The term patriarchy is much harder to define. Strictly speaking, patriarchy is simply the Greek word meaning “father rule.” There is nothing in its etymology to make the term an epithet of abuse. Abraham, Isaac, and Jacob are often called “the patriarchs” (Romans 9:5, for example). The spiritual leader of the Orthodox Church is the Ecumenical Patriarch of Constantinople. In a generic sense, every Christian believes in patriarchy because we affirm the rule and authority of God, the Father Almighty, maker of heaven and earth.
Despite these positive associations, as a sociological and historical category, patriarchy is almost always used in a pejorative sense. Here, for example, is the first sentence of the Wikipedia entry on patriarchy.
Patriarchy is an institutionalized social system in which men dominate over others, but can also refer to dominance over women specifically; it can also extend to a variety of manifestations in which men have social privileges over others to cause exploitation or oppression, such as through male dominance of moral authority and control of property.
In this one (long) sentence, we have a host of pejorative words: dominate, dominance (2x), exploitation, and oppression. No one is expected to read this definition and think of patriarchy as something good, or even something that could possibly be good.

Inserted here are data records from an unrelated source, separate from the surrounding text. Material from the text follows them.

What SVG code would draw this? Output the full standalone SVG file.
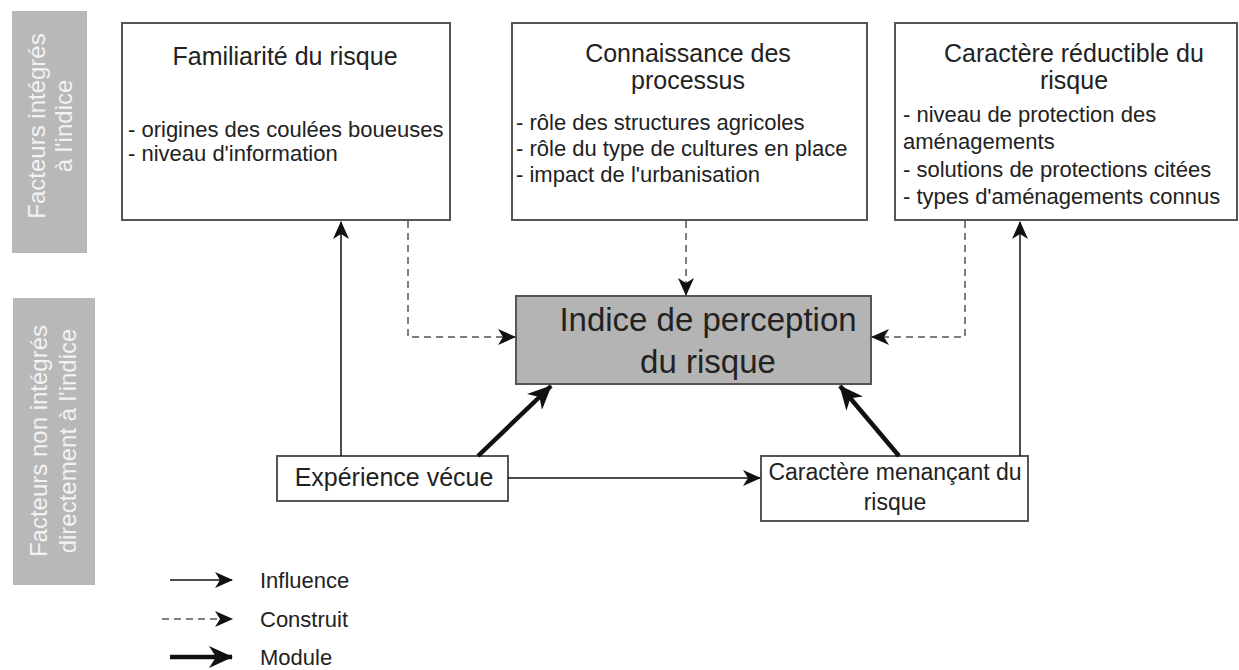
<svg xmlns="http://www.w3.org/2000/svg" width="1239" height="670" viewBox="0 0 1239 670">
<style>
text{font-family:"Liberation Sans",Arial,sans-serif;fill:#222}
.box{fill:#fff;stroke:#555;stroke-width:2}
.band{fill:#b8b8b8}
.bandt{fill:#f2f2f2;font-size:24px;text-anchor:middle}
.title{font-size:25px;text-anchor:middle}
.item{font-size:22px}
.inf{stroke:#111;stroke-width:1.5;fill:none}
.con{stroke:#555;stroke-width:1.5;fill:none;stroke-dasharray:7 5}
.mod{stroke:#111;stroke-width:4.5;fill:none}
.leg{font-size:22px}
</style>
<defs>
<marker id="ah" markerUnits="userSpaceOnUse" markerWidth="18" markerHeight="16" refX="17" refY="8" orient="auto" viewBox="0 0 18 16">
<path d="M0,0 L18,8 L0,16 L5,8 z" fill="#111"/>
</marker>
<marker id="ahb" markerUnits="userSpaceOnUse" markerWidth="24" markerHeight="22" refX="23" refY="11" orient="auto" viewBox="0 0 24 22">
<path d="M0,0 L24,11 L0,22 L7,11 z" fill="#111"/>
</marker>
</defs>
<rect width="1239" height="670" fill="#fff"/>
<g id="band-top">
<rect class="band" x="12" y="11" width="75" height="242"/>
<text class="bandt" transform="translate(45,126) rotate(-90)">Facteurs intégrés</text>
<text class="bandt" transform="translate(72,126) rotate(-90)">à l'indice</text>
</g>
<g id="band-bottom">
<rect class="band" x="13" y="298" width="82" height="287"/>
<text class="bandt" transform="translate(47,441) rotate(-90)">Facteurs non intégrés</text>
<text class="bandt" transform="translate(76,441) rotate(-90)">directement à l'indice</text>
</g>
<g id="familiarite">
<rect class="box" x="122" y="23" width="328" height="197"/>
<text class="title" x="285" y="65">Familiarité du risque</text>
<text class="item" x="128" y="137">- origines des coulées boueuses</text>
<text class="item" x="128" y="161">- niveau d'information</text>
</g>
<g id="connaissance">
<rect class="box" x="512" y="23" width="355" height="197"/>
<text class="title" x="688" y="62">Connaissance des</text>
<text class="title" x="688" y="89">processus</text>
<text class="item" x="516" y="130">- rôle des structures agricoles</text>
<text class="item" x="516" y="156">- rôle du type de cultures en place</text>
<text class="item" x="516" y="182">- impact de l'urbanisation</text>
</g>
<g id="reductible">
<rect class="box" x="895" y="23" width="342" height="197"/>
<text class="title" x="1074" y="62">Caractère réductible du</text>
<text class="title" x="1074" y="89">risque</text>
<text class="item" x="903" y="122">- niveau de protection des</text>
<text class="item" x="903" y="149">aménagements</text>
<text class="item" x="903" y="177">- solutions de protections citées</text>
<text class="item" x="903" y="204">- types d'aménagements connus</text>
</g>
<g id="indice">
<rect x="516" y="296" width="355" height="88" fill="#b4b4b4" stroke="#555" stroke-width="2"/>
<text x="708" y="331" style="font-size:33px;text-anchor:middle">Indice de perception</text>
<text x="708" y="373" style="font-size:33px;text-anchor:middle">du risque</text>
</g>
<g id="experience">
<rect class="box" x="277" y="456" width="231" height="45"/>
<text x="394" y="486" style="font-size:25px;text-anchor:middle">Expérience vécue</text>
</g>
<g id="menacant">
<rect class="box" x="761" y="456" width="267" height="65"/>
<text x="895" y="480" style="font-size:23px;text-anchor:middle">Caractère menançant du</text>
<text x="895" y="510" style="font-size:23px;text-anchor:middle">risque</text>
</g>
<g id="connectors">
<path class="inf" d="M341,456 V222" marker-end="url(#ah)"/>
<path class="inf" d="M1020,456 V222" marker-end="url(#ah)"/>
<path class="inf" d="M508,478 H760" marker-end="url(#ah)"/>
<path class="con" d="M408,221 V337 H515" marker-end="url(#ah)"/>
<path class="con" d="M686,221 V295" marker-end="url(#ah)"/>
<path class="con" d="M965,221 V337 H872" marker-end="url(#ah)"/>
<path class="mod" d="M478,456 L551,386" marker-end="url(#ahb)"/>
<path class="mod" d="M899,456 L840,386" marker-end="url(#ahb)"/>
</g>
<g id="legend">
<path class="inf" d="M170,580 H232" marker-end="url(#ah)"/>
<text class="leg" x="260" y="588">Influence</text>
<path class="con" d="M162,619 H232" marker-end="url(#ah)"/>
<text class="leg" x="260" y="627">Construit</text>
<path class="mod" d="M170,657 H232" marker-end="url(#ahb)"/>
<text class="leg" x="260" y="665">Module</text>
</g>
</svg>
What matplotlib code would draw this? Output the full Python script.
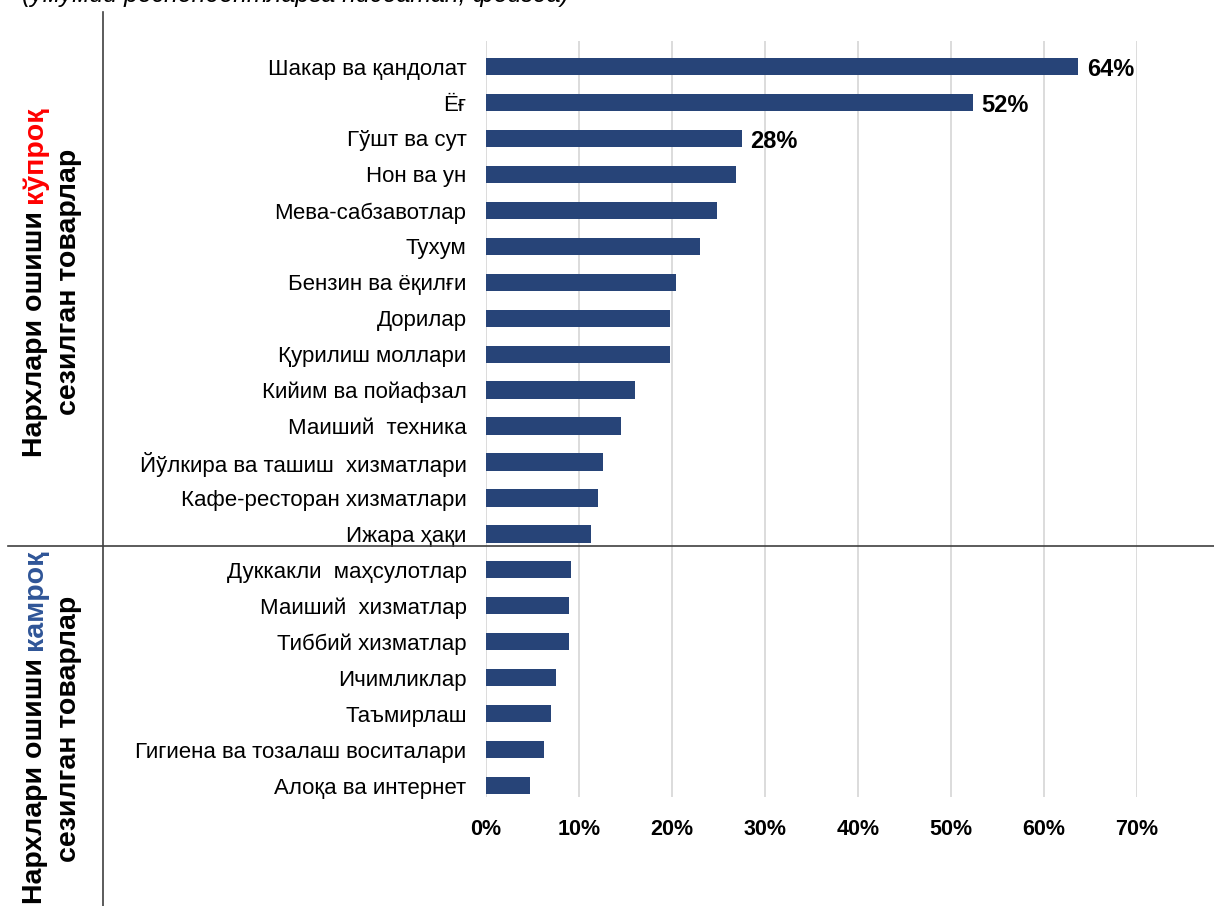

In a recent longform article in The Guardian, Charlotte Higgins argues that at its simplest, patriarchy “conveys the existence of a societal structure of male supremacy that operates at the expense of women.” Higgins admits the patriarchy is virtually dead as an academic idea — too blunt and monolithic a concept to be useful — but in popular usage the term has experienced an unprecedented revival, one Higgins supports. “Only ‘patriarchy’ seems to capture the peculiar elusiveness of gendered power,” she writes. Higgins’s street-level definition is helpful insofar as it reveals that for most people, including most Christians (I suspect), patriarchy is shorthand for all the ways our world promotes male supremacy and encourages female oppression.
If that’s patriarchy, the world can have it. It’s not a term you’ll find in Christian confessional statements from the past. It’s not a term you’ll find employed frequently (or at all) in the tradition of the church as it defends biblical views of the family, the church, and society. As a conservative, Reformed, evangelical Christian, I applaud the vision of “equality with beneficial differences” and stand resolutely opposed to all forms of domination, exploitation, and oppression.
Cost of Dismantling Patriarchy
Why not end the article right here? Complementarianism is good; patriarchy is bad. Case closed. Enough said, right?
Not quite. We should be careful not to banish patriarchy to the ash heap of history too quickly. For starters, we should question the notion that patriarchy equals oppression. In his book Ancestors: The Loving Family in Old Europe, Steven Ozment argues that family life, even in the patriarchal past, is not wholly different from our own age. Parents loved their children, husbands performed household duties, and most women preferred marriage and homemaking to other arrangements.
History is complex and rarely allows for meta-theories and monocausal explanations. If women had fewer opportunities and rights in the past (almost everyone had fewer opportunities and fewer rights), women also lived enmeshed in stronger communities, and their roles as wife and mother were more highly honored. Accounting for differences in economic prosperity, it is entirely debatable (and, perhaps, ultimately unknowable) whether women are happier in the present than they were in the past.